The population mean is a central concept in statistics, representing the average of all data points in a given population. To calculate the population mean, sum up all the individual values within the population and divide that sum by the total number of values. For example, using the population values provided: 0, 0, 1, 3, and 6, we compute the mean by adding these numbers \[\frac{0 + 0 + 1 + 3 + 6}{5} = 2\]This figure, 2, is the population mean. It serves as a benchmark for assessing how typical or atypical specific data points are, and it helps in understanding the overall distribution of data by providing a clear, simplified view of what is considered *average* in the population.

Sample size is an important factor when studying statistics as it determines the number of data points taken from the population. A larger sample size can better represent the population because it captures more of its variability. In our exercise, the sample size is 3, meaning we take sets of three from our population values of 0, 0, 1, 3, and 6. From these five values, many possible samples can be formed. The number of samples can be calculated using combinations, as demonstrated: \[ \binom{5}{3} = 10 \]This calculation tells us there are 10 unique samples of size 3. Each sample is analyzed to draw conclusions that approximate characteristics of the larger population.

Dispersion refers to how spread out the values in a data set are. It's a measure of variability and helps determine how much variation exists from the average (mean). Two key indicators of dispersion are range and variance.
In comparing the dispersion of the population and the sample means: - The range of the population (from 0 to 6) indicates broader dispersion. - The range of sample means implies less dispersion, notably because the averages of combinations of numbers tend to cluster near the population mean.
This reduced spread of sample means suggests they tend to minimize extremes and underscores one reason why averaging is a useful statistical tool.

Combinations in statistics involve selecting items from a group, where the order does not matter, which is key in calculating the possible samples.
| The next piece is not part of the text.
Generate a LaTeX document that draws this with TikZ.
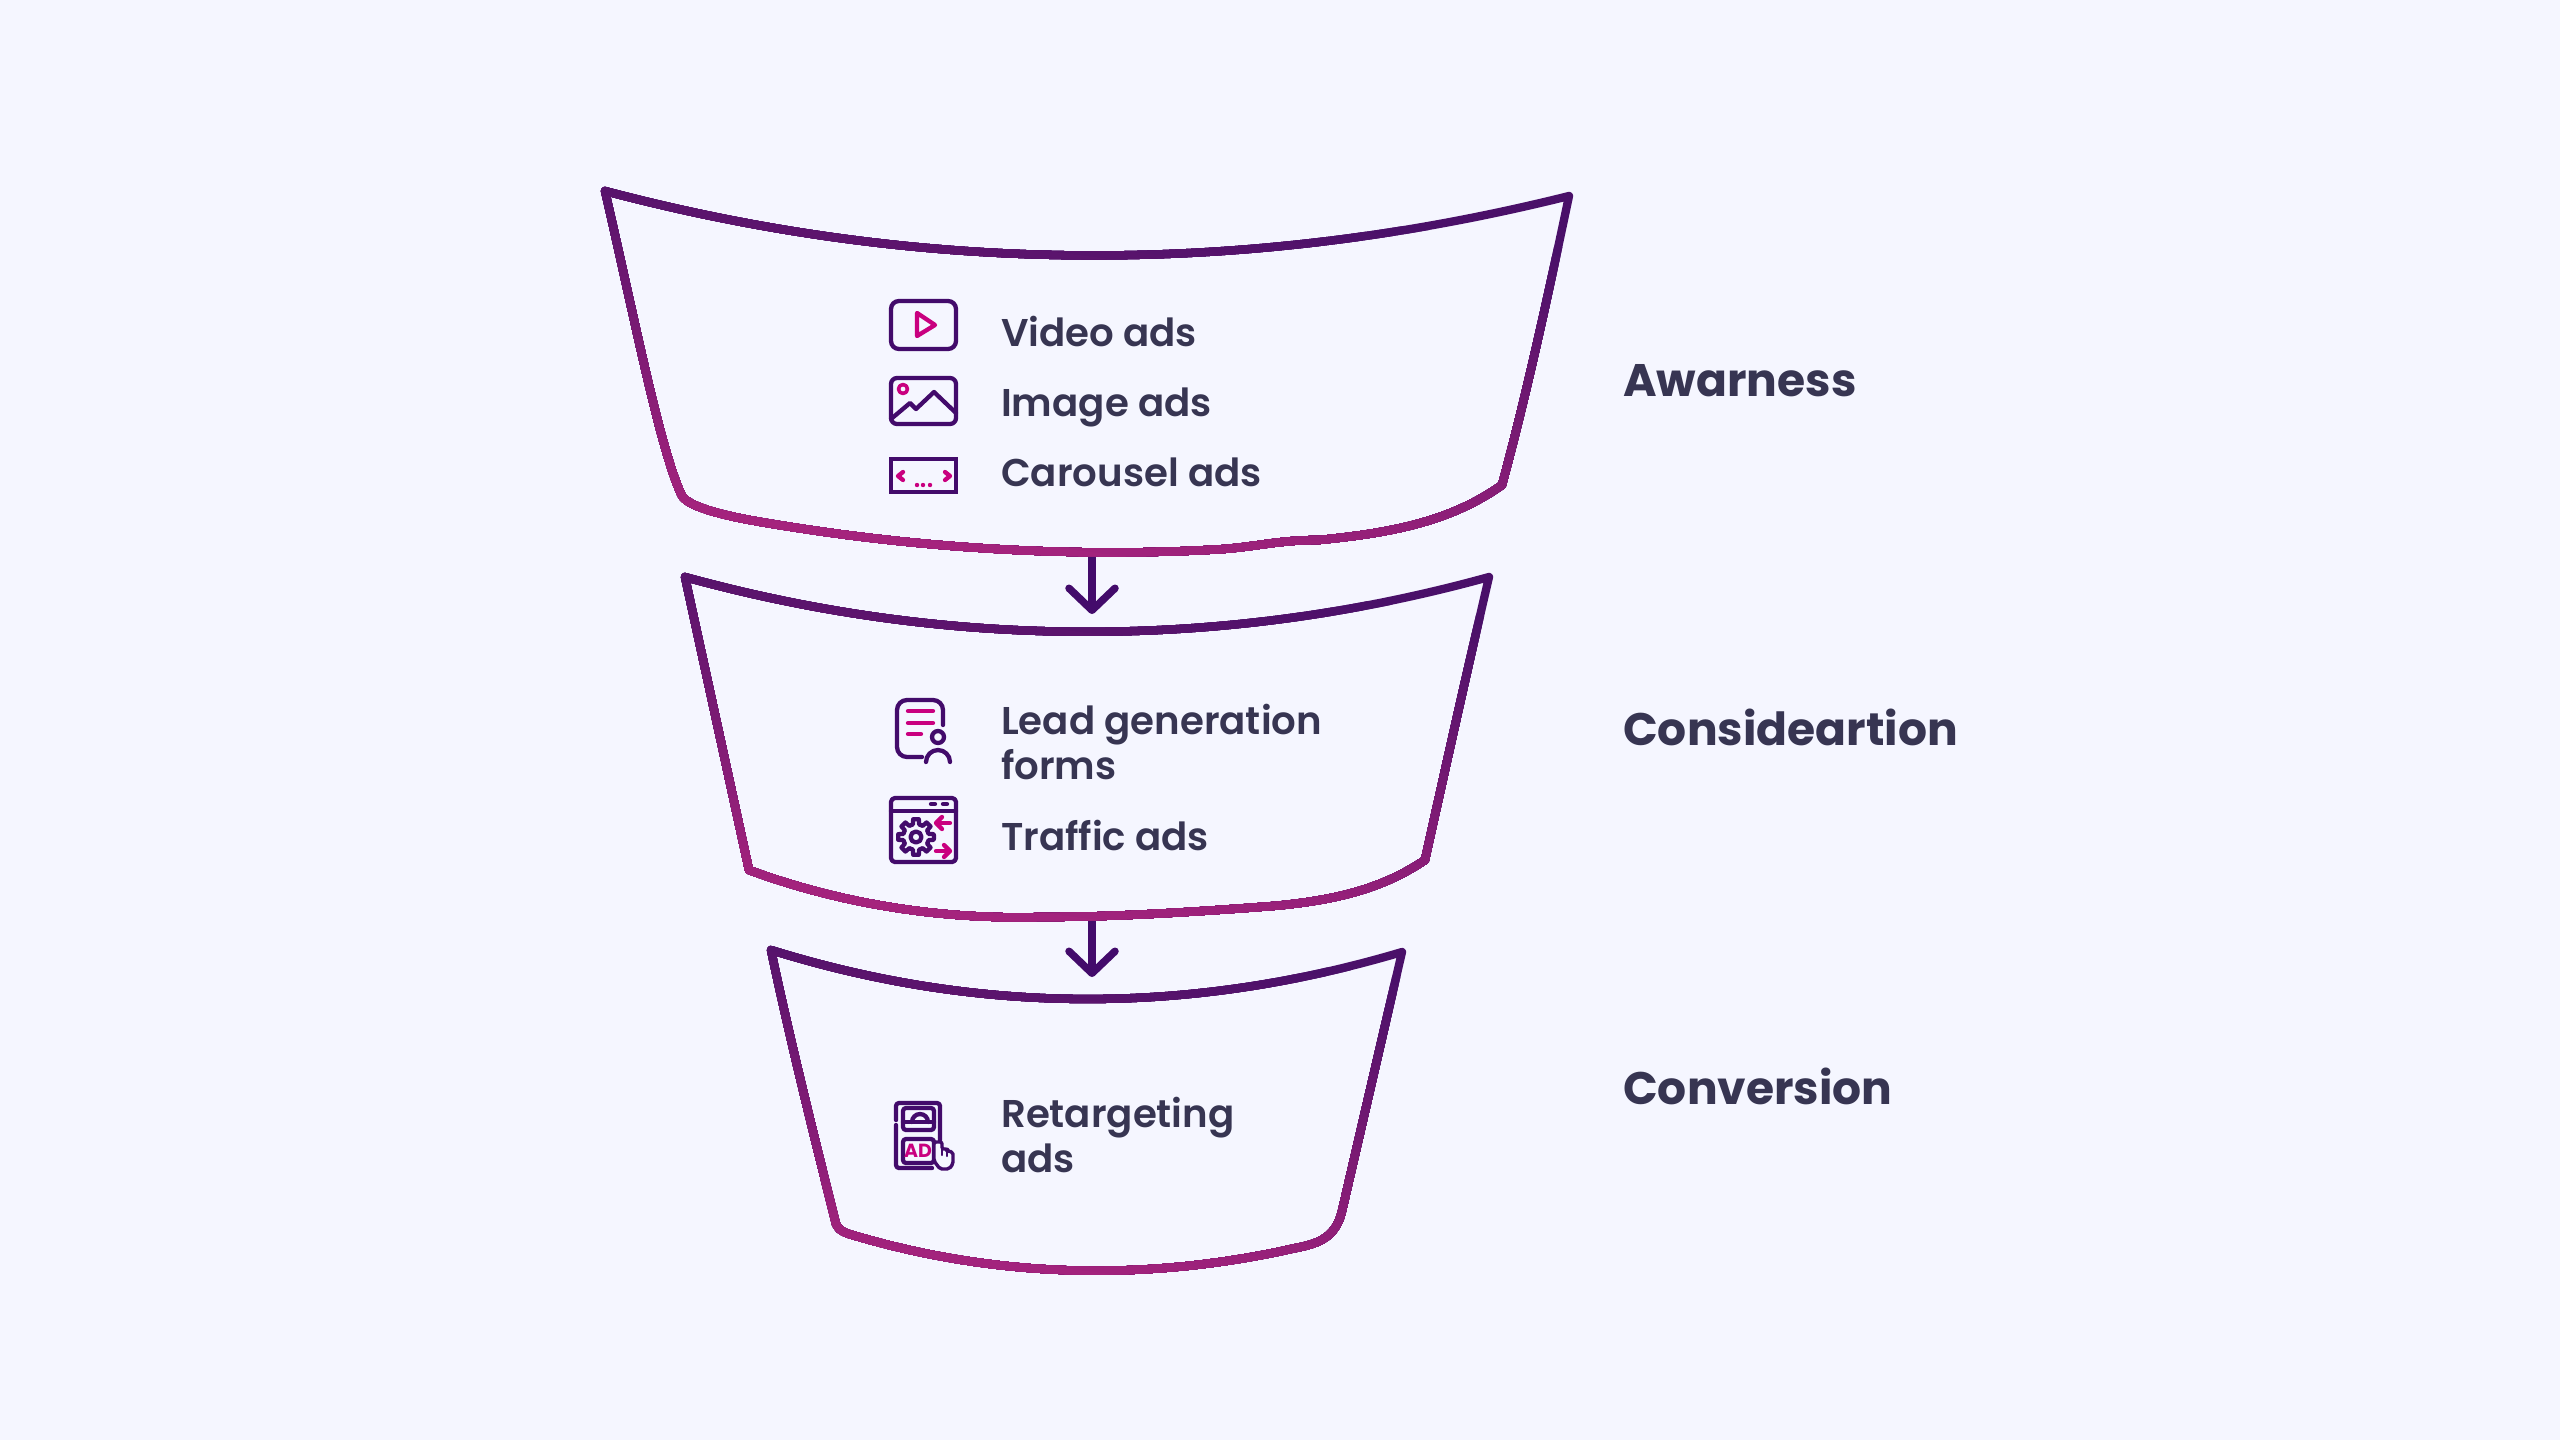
\documentclass[tikz,border=0pt]{standalone}
\usepackage{fontspec}
\setmainfont{Poppins}
\newfontfamily\itemfont{Poppins SemiBold}
\newfontfamily\headfont{Poppins Bold}
\usetikzlibrary{arrows.meta,positioning}

\definecolor{pagebg}{HTML}{F5F6FF}
\definecolor{inktext}{HTML}{373552}
\definecolor{icondark}{HTML}{430B6B}
\definecolor{iconpink}{HTML}{C9007F}
\definecolor{gradtop}{HTML}{4A1069}
\definecolor{gradbot}{HTML}{AA247E}

% funnel outlines
\def\awarepath{(605,191) .. controls (926,276) and (1248,276) .. (1569,196)
  .. controls (1545,310) and (1525,400) .. (1502,485)
  .. controls (1450,522) and (1390,533) .. (1319,540)
  .. controls (1280,540) and (1260,546) .. (1224,549)
  .. controls (1080,558) and (920,549) .. (767,523)
  .. controls (730,517) and (690,508) .. (682,496)
  .. controls (660,450) and (635,320) .. (605,191) -- cycle}
\def\considerpath{(685,577) .. controls (950,650) and (1225,650) .. (1489,577)
  .. controls (1465,680) and (1445,770) .. (1425,860)
  .. controls (1385,887) and (1340,900) .. (1273,906)
  .. controls (1180,913) and (1110,917) .. (1040,917)
  .. controls (930,920) and (830,900) .. (749,870)
  -- (685,577) -- cycle}
\def\convertpath{(771,950) .. controls (980,1015) and (1190,1015) .. (1402,952)
  -- (1342,1211)
  .. controls (1334,1246) and (1305,1245) .. (1282,1251)
  .. controls (1130,1283) and (985,1275) .. (849,1234)
  .. controls (840,1231) and (838,1228) .. (836,1224)
  .. controls (815,1140) and (790,1040) .. (771,950) -- cycle}

% stroke of a funnel: magenta creeps in from below, slice after slice
\newcommand{\funnelstroke}[3]{%
  \draw[funnelline, draw=gradtop] #1;
  \foreach \i in {0,...,40}{%
    \pgfmathsetmacro{\ycut}{#2+(#3-#2)*\i/40}
    \pgfmathsetmacro{\yleft}{\ycut-0.126*1095}
    \pgfmathsetmacro{\yright}{\ycut+0.126*1465}
    \pgfmathtruncatemacro{\mixval}{100-2.5*\i}
    \begin{scope}
      \clip (0,\yleft) -- (2560,\yright) -- (2560,1440) -- (0,1440) -- cycle;
      \draw[funnelline, draw=gradtop!\mixval!gradbot] #1;
    \end{scope}
  }%
}

\tikzset{
  funnelline/.style = {line width = 8.3pt, line join = round},
  flowarrow/.style = {draw = icondark, line width = 7.5pt,
    -{Straight Barb[length = 22pt, width = 46pt, round]}},
  iconline/.style = {draw = icondark, line width = 4.3pt, line cap = round, line join = round},
  iconmark/.style = {draw = iconpink, line width = 4.3pt, line cap = round, line join = round},
  itemlabel/.style = {anchor = base west, inner sep = 0pt, text = inktext, font = \itemfont\fontsize{38.7}{45}\selectfont, align = left},
  stagelabel/.style = {anchor = base west, inner sep = 0pt, text = inktext, font = \headfont\fontsize{45.6}{50}\selectfont}
}

\begin{document}
\begin{tikzpicture}[x = 1pt, y = -1pt]
\fill[pagebg] (0,0) rectangle (2560,1440);
\useasboundingbox (0,0) rectangle (2560,1440);

% arrows first, the funnels sit on top of them
\coordinate (awarebottom) at (1092,548);
\coordinate (awaretip) at (1092,614);
\coordinate (considerbottom) at (1092,916);
\coordinate (considertip) at (1092,977);
\draw[flowarrow] (awarebottom) -- (awaretip);
\draw[flowarrow] (considerbottom) -- (considertip);

\funnelstroke{\awarepath}{188}{582}
\funnelstroke{\considerpath}{567}{948}
\funnelstroke{\convertpath}{938}{1299}

% texts
\node[itemlabel] (videoads) at (1001,346) {Video ads};
\node[itemlabel] (imageads) at (1001,416) {Image ads};
\node[itemlabel] (carouselads) at (1001,486) {Carousel ads};
\node[itemlabel] (leadforms) at (1001,779) {Lead generation\\forms};
\node[itemlabel] (trafficads) at (1001,850) {Traffic ads};
\node[itemlabel] (retargetads) at (1001,1172) {Retargeting\\ads};
\node[stagelabel] (awareness) at (1623,396) {Awarness};
\node[stagelabel] (consideration) at (1623,745) {Consideartion};
\node[stagelabel] (conversion) at (1623,1104) {Conversion};

% video icon
\draw[iconline, rounded corners = 8pt] (891,301) rectangle (956,349);
\draw[iconmark] (917,313) -- (917,336) -- (935,325) -- cycle;

% image icon
\draw[iconline, rounded corners = 6pt] (891,378) rectangle (956,424);
\draw[iconline] (891,419) -- (910,403) -- (916,409) -- (934,392) -- (956,413);
\draw[iconmark, line width = 3.6pt] (903,389) circle (4.5);

% carousel icon
\draw[iconline, line join = miter] (891,459) rectangle (956,492);
\draw[iconmark] (903,472) -- (898,476) -- (903,480);
\draw[iconmark] (945,472) -- (950,476) -- (945,480);
\foreach \dotx in {917,923,930}
  \fill[iconpink] (\dotx,485) circle (2.2);

% lead form icon
\draw[iconline, rounded corners = 10pt] (943,725) -- (943,700) -- (897,700) -- (897,757) -- (922,757);
\draw[iconmark] (908,711) -- (933,711);
\draw[iconmark] (908,723) -- (933,723);
\draw[iconmark] (908,734) -- (921,734);
\draw[iconline] (938,737) circle (6);
\draw[iconline] (926,762) arc (180:360:12);

% traffic icon
\draw[iconline, rounded corners = 4pt] (891,798) rectangle (956,862);
\draw[iconline] (891,811) -- (956,811);
\draw[iconline] (931,804) -- (935,804);
\draw[iconline] (943,804) -- (947,804);
\begin{scope}[shift = {(916,837)}]
\draw[iconline] (0:18) \foreach \a in {0,45,...,315}{
  -- (\a+9:18) -- (\a+14:13) -- (\a+31:13) -- (\a+36:18) } -- cycle;
\draw[iconline] (0,0) circle (5.5);
\end{scope}
\draw[iconmark] (950,823) -- (937,823);
\draw[iconmark] (942,817) -- (936,823) -- (942,829);
\draw[iconmark] (936,851) -- (949,851);
\draw[iconmark] (944,845) -- (950,851) -- (944,857);

% retargeting icon
\draw[iconline, rounded corners = 3pt] (896,1120) -- (896,1103) -- (940,1103) -- (940,1140);
\draw[iconline, rounded corners = 3pt] (896,1125) -- (896,1168) -- (932,1168);
\draw[iconline, rounded corners = 3pt] (903,1108) rectangle (934,1130);
\draw[iconline] (903,1122) -- (934,1122);
\draw[iconline] (912,1122) arc (180:360:8);
\draw[iconline, rounded corners = 3pt] (903,1139) rectangle (934,1163);
\node[inner sep = 0pt, text = iconpink, font = \headfont\fontsize{19}{19}\selectfont] (adword) at (918,1151) {AD};
\draw[iconline, fill = pagebg, line width = 3.4pt, rounded corners = 2pt] (934,1161) -- (934,1142) -- (942,1142) -- (942,1149) -- (947,1149) -- (947,1151) -- (953,1152) -- (953,1164) -- (949,1169) -- (940,1169) -- cycle;
\draw[iconline, line width = 2.4pt] (942,1149) -- (942,1155);
\draw[iconline, line width = 2.4pt] (947,1151) -- (947,1156);
\end{tikzpicture}
\end{document}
Given the population values in our exercise, the task was to choose samples of a specific size.
To determine how many ways we can choose 3 items from 5, we use the formula for combinations:\[\binom{5}{3} = \frac{5!}{3!(5-3)!}\]This equation simplifies to 10, showing that there are ten different possible groups or samples of size 3. Understanding these combinations is crucial for constructing valid samples, making statistical assessments, and ensuring that selected samples represent the population comprehensively.